Le sourire de Bérénice
En l'histoire de celle qui inspira Racine, la réalité excède la fiction: descendante de ces Hérodes qu'évoquent les Évangiles, épouse de son oncle et maîtresse de son frère, puis du Romain qui saccagea Jérusalem, cette princesse juive fut d'emblée objet de scandale. De treize ans plus âgée que son amant Titus, voyageant avec lui des mythes de l'Égypte aux fastes de Pompéi, emmenée à Rome pour y être épousée, puis répudiée sous les pressions de ses ennemis, Bérénice, après plusieurs années de pleurs, revint à Titus, lorsque celui-ci devint empereur - et il ne daigna pas seulement la recevoir. D'elle on ne sait alors plus rien, sinon qu'elle mourut juste après cette trahison, l'année même où le Vésuve entra en éruption - pour la venger, peut-être, ou la tuer.
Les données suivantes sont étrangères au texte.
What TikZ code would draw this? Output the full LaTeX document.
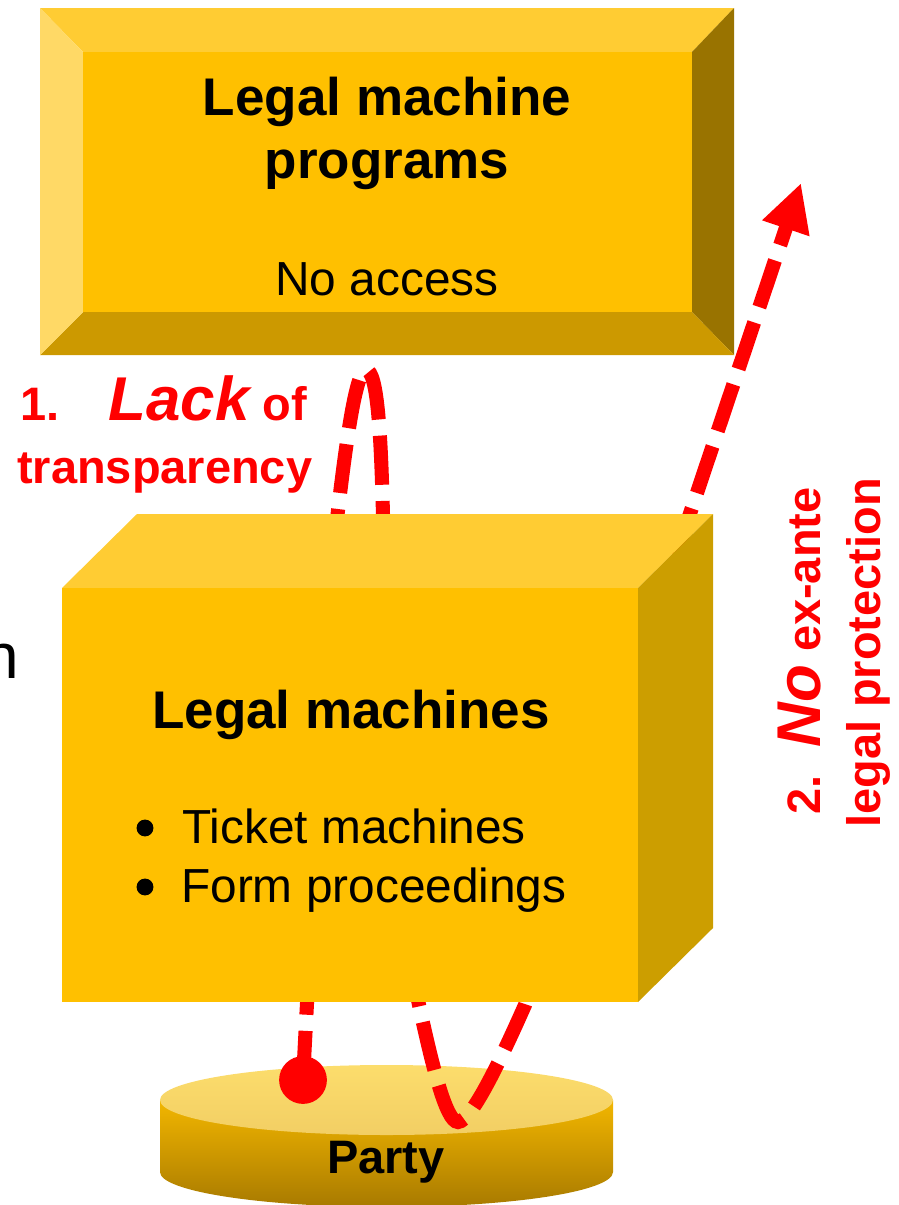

Mais sur les cendres de la grande Histoire, s'élève ici le chant d'un petit scribe égyptien, restituant de la princesse qu'il aima les souffrances et les joies.
«Moi j'aurais tant voulu l'embaumer, ce corps adoré, le laver dans le Nil, à des vases d'or confier ses viscères, puis l'emplir de résine, de myrrhe, de miel, de myrte, de genêts, d'asphodèles, de feuilles de térébinthes, de tamaris, puis l'exposer, en plein soleil, jusqu'à ce qu'il devienne statue.
«À défaut, j'écrivis le récit de sa vie, comme on en trouve dans les sarcophages, entre les prières et les hymnes qui conduisent à la lumière. "De ma vie raconte ce que tu veux", m'avait-elle dit, elle qui pensait avoir vécu la plus belle histoire d'amour de tous les temps, à laquelle aucun scribe ne suffirait. Aussi est-ce toi, Bérénice, qui guidas la main du petit Tamaris - dont le nom seul résume ton existence. Quand le soleil s'est couché, que le phénix s'est envolé, il reste la lune et l'ibis de Thôt, qui retrace l'histoire des dieux, des hommes et des bêtes.»